Do VCs Like Their Job? I’ve Seen Many Entrepreneurs Move To VC After Their Exit. Where Do VCs Move To?

I’ll answer the second part question since the first part is all too subjective. As some people tend the enjoy the “torture” that comes with an undeserving 12-year (or so) fund management fee.

The joke is that if you don’t succeed in venture capital, you can always move on to private equity. Put simply: if, as a venture capitalist, you do not succeed in aligning with foresight, you can always escape into investing in an extrapolation of hindsight. The same asset class but applying downside risk to post chasm growth trajectories attached to innovation bound to sub-optimize the norm you can learn about in business school, rather than the much harder upside investing related to pre-chasm risk designed to break the norm from risk-taking you have proven to excel in.
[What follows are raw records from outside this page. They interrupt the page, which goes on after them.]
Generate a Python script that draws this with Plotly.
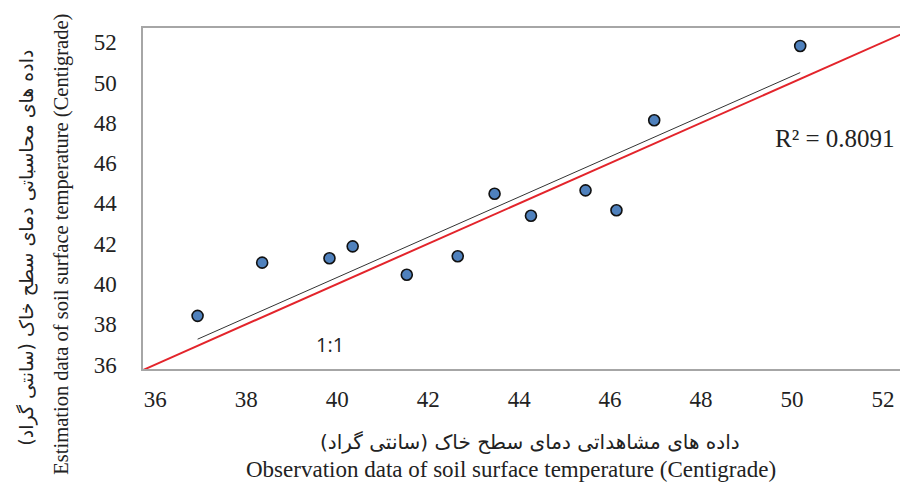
import numpy as np
import plotly.graph_objects as go

# Observed vs estimated soil surface temperature (°C)
observed = [36.93, 38.35, 39.83, 40.34, 41.53, 42.65, 43.46, 44.26, 45.46, 46.14, 46.97, 50.18]
estimated = [38.42, 41.06, 41.28, 41.87, 40.46, 41.38, 44.48, 43.39, 44.65, 43.66, 48.13, 51.82]
# trendline as drawn in the chart: [slope, intercept]
trend_fit = [0.999, 0.367]
tick_vals = [36, 38, 40, 42, 44, 46, 48, 50, 52]
tick_text = [str(v) for v in tick_vals]
r2_label = "R² = 0.8091"
one_to_one_label = "1:1"

x_title_fa = "داده های مشاهداتی دمای سطح خاک (سانتی گراد)"
x_title_en = "Observation data of soil surface temperature (Centigrade)"
y_title_fa = "داده های محاسباتی دمای سطح خاک (سانتی گراد)"
y_title_en = "Estimation data of soil surface temperature (Centigrade)"

x_range = [35.73, 52.55]
y_range = [35.78, 52.71]

tx = np.array([min(observed), max(observed)])
ty = trend_fit[0] * tx + trend_fit[1]

# 1:1 line spanning the axes
lx = np.array([min(x_range[0], y_range[0]) - 1, max(x_range[1], y_range[1]) + 1])

fig = go.Figure()
fig.add_trace(go.Scatter(x=lx, y=lx, mode="lines",
                         line=dict(color="#E3242B", width=2), hoverinfo="skip"))
fig.add_trace(go.Scatter(x=tx, y=ty, mode="lines",
                         line=dict(color="#333333", width=1), hoverinfo="skip"))
fig.add_trace(go.Scatter(x=observed, y=estimated, mode="markers",
                         marker=dict(size=11, color="#4F81BD",
                                     line=dict(color="#111111", width=1.6))))

serif = "Liberation Serif"
axis_common = dict(
    tickmode="array", tickvals=tick_vals, ticktext=tick_text,
    showgrid=False, zeroline=False,
    showline=True, linecolor="#A6A6A6", linewidth=1.5,
    ticks="", tickfont=dict(family=serif, size=23, color="#222222"),
)

# page body has an 8px default margin, so figure is 8px smaller each way
fig.update_layout(
    width=900, height=477,
    font=dict(family=serif, color="#222222"),
    margin=dict(l=135, r=0, t=20, b=115.5),
    paper_bgcolor="white", plot_bgcolor="white",
    showlegend=False,
    xaxis=dict(range=x_range, mirror=True, ticklabelstandoff=9, **axis_common),
    yaxis=dict(range=y_range, ticklabelstandoff=20, **axis_common),
)

ann = [
    dict(text=r2_label, x=0.905, y=0.675, font=dict(family=serif, size=25, color="#222222")),
    dict(text=one_to_one_label, x=0.245, y=0.072,
         font=dict(family="Open Sans, Lato, sans-serif", size=20, color="#222222")),
    dict(text=x_title_fa, x=0.506, y=-0.215, font=dict(family="DejaVu Sans, serif", size=20, color="#222222")),
    dict(text=x_title_en, x=0.481, y=-0.294, font=dict(family=serif, size=23, color="#222222")),
    dict(text=y_title_fa, x=-0.152, y=0.355, textangle=-90,
         font=dict(family="DejaVu Sans, serif", size=19, color="#222222")),
    dict(text=y_title_en, x=-0.107, y=0.365, textangle=-90,
         font=dict(family=serif, size=20.5, color="#222222")),
]
for a in ann:
    fig.add_annotation(xref="paper", yref="paper", showarrow=False,
                       xanchor="center", yanchor="middle", **a)

fig.write_html("out.html")
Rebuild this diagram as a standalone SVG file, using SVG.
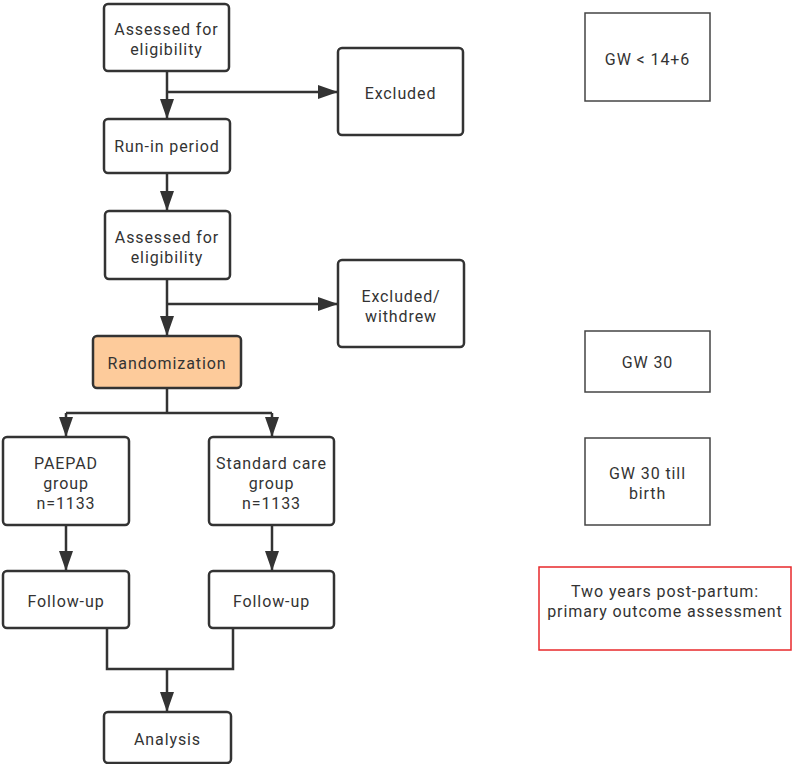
<svg xmlns="http://www.w3.org/2000/svg" width="792" height="764" viewBox="0 0 792 764">
<style>
.n{fill:#fff;stroke:#333;stroke-width:2.5}
.o{fill:#fdcb9b;stroke:#333;stroke-width:2.5}
.s{fill:#fff;stroke:#444;stroke-width:1.5}
.r{fill:#fff;stroke:#e8282b;stroke-width:1.5}
.c{fill:none;stroke:#333;stroke-width:2.5}
text{font-family:Roboto,"Liberation Sans",sans-serif;font-size:16px;letter-spacing:0.9px;fill:#333;text-anchor:middle}
</style>
<defs>
<marker id="a" markerUnits="userSpaceOnUse" markerWidth="20" markerHeight="14" refX="20" refY="7" orient="auto">
<path d="M0,0 L20,7 L0,14 z" fill="#333"/>
</marker>
</defs>
<rect width="792" height="764" fill="#fff"/>
<g id="connectors">
<path class="c" d="M167,71 V119" marker-end="url(#a)"/>
<path class="c" d="M167,92 H338" marker-end="url(#a)"/>
<path class="c" d="M167,173 V211" marker-end="url(#a)"/>
<path class="c" d="M167,279 V336" marker-end="url(#a)"/>
<path class="c" d="M167,304 H338" marker-end="url(#a)"/>
<path class="c" d="M167,388 V413"/>
<path class="c" d="M66,413 H272"/>
<path class="c" d="M66,413 V437" marker-end="url(#a)"/>
<path class="c" d="M272,413 V437" marker-end="url(#a)"/>
<path class="c" d="M66,525 V571" marker-end="url(#a)"/>
<path class="c" d="M272,525 V571" marker-end="url(#a)"/>
<path class="c" d="M107,628 V669 H233 V628"/>
<path class="c" d="M167,669 V712" marker-end="url(#a)"/>
</g>
<g id="assess1"><rect class="n" x="104" y="4" width="125" height="67" rx="4"/><text x="166.5" y="35">Assessed for</text><text x="166.5" y="55">eligibility</text></g>
<g id="excluded1"><rect class="n" x="338" y="48" width="125" height="87" rx="4"/><text x="400.5" y="99">Excluded</text></g>
<g id="runin"><rect class="n" x="104" y="119" width="126" height="54" rx="4"/><text x="167" y="152">Run-in period</text></g>
<g id="assess2"><rect class="n" x="105" y="211" width="125" height="68" rx="4"/><text x="167" y="243">Assessed for</text><text x="167" y="263">eligibility</text></g>
<g id="excluded2"><rect class="n" x="338" y="260" width="126" height="87" rx="4"/><text x="401" y="302">Excluded/</text><text x="401" y="322">withdrew</text></g>
<g id="random"><rect class="o" x="93" y="336" width="148" height="52" rx="4"/><text x="167" y="369">Randomization</text></g>
<g id="paepad"><rect class="n" x="3" y="437" width="126" height="88" rx="4"/><text x="66" y="469">PAEPAD</text><text x="66" y="489">group</text><text x="66" y="509">n=1133</text></g>
<g id="standard"><rect class="n" x="209" y="437" width="125" height="88" rx="4"/><text x="271.5" y="469">Standard care</text><text x="271.5" y="489">group</text><text x="271.5" y="509">n=1133</text></g>
<g id="follow1"><rect class="n" x="3" y="571" width="126" height="57" rx="4"/><text x="66" y="607">Follow-up</text></g>
<g id="follow2"><rect class="n" x="209" y="571" width="125" height="57" rx="4"/><text x="271.5" y="607">Follow-up</text></g>
<g id="analysis"><rect class="n" x="104" y="712" width="127" height="51" rx="4"/><text x="167.5" y="745">Analysis</text></g>
<g id="gw1"><rect class="s" x="585" y="13" width="125" height="88"/><text x="647.5" y="65">GW &lt; 14+6</text></g>
<g id="gw30"><rect class="s" x="585" y="331" width="125" height="61"/><text x="647.5" y="368">GW 30</text></g>
<g id="gw30b"><rect class="s" x="585" y="438" width="125" height="87"/><text x="647.5" y="479">GW 30 till</text><text x="647.5" y="499">birth</text></g>
<g id="twoyears"><rect class="r" x="539" y="567" width="252" height="83"/><text x="665" y="597">Two years post-partum:</text><text x="665" y="617">primary outcome assessment</text></g>
</svg>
Save, of course, for the many firms that by their subpriming through deal fragmentation, deal syndication and collusion have turned the risk model of venture capital into a cooperative of micro private equity risk without skipping a beat, whilst dragging the now subprime thesis that determines what can be discovered (Einstein) with it in the demise of its self-induced 99.4% failure rate. With the aforementioned investor-socialism is guaranteed to tag outliers as false negatives.

And then we have a graveyard of many walking-dead VC firms, dispensing advice that should be entirely ignored by entrepreneurs.

The venture business needs some new rules of the road to enhance and extend the contribution of innovation towards renewable socioeconomic value humanity cares about.

The sign of an intelligent nation is its willingness and ability to reinvent itself, upstream. Let’s inspire the world with new rigors of excellence we first and successfully apply to ourselves.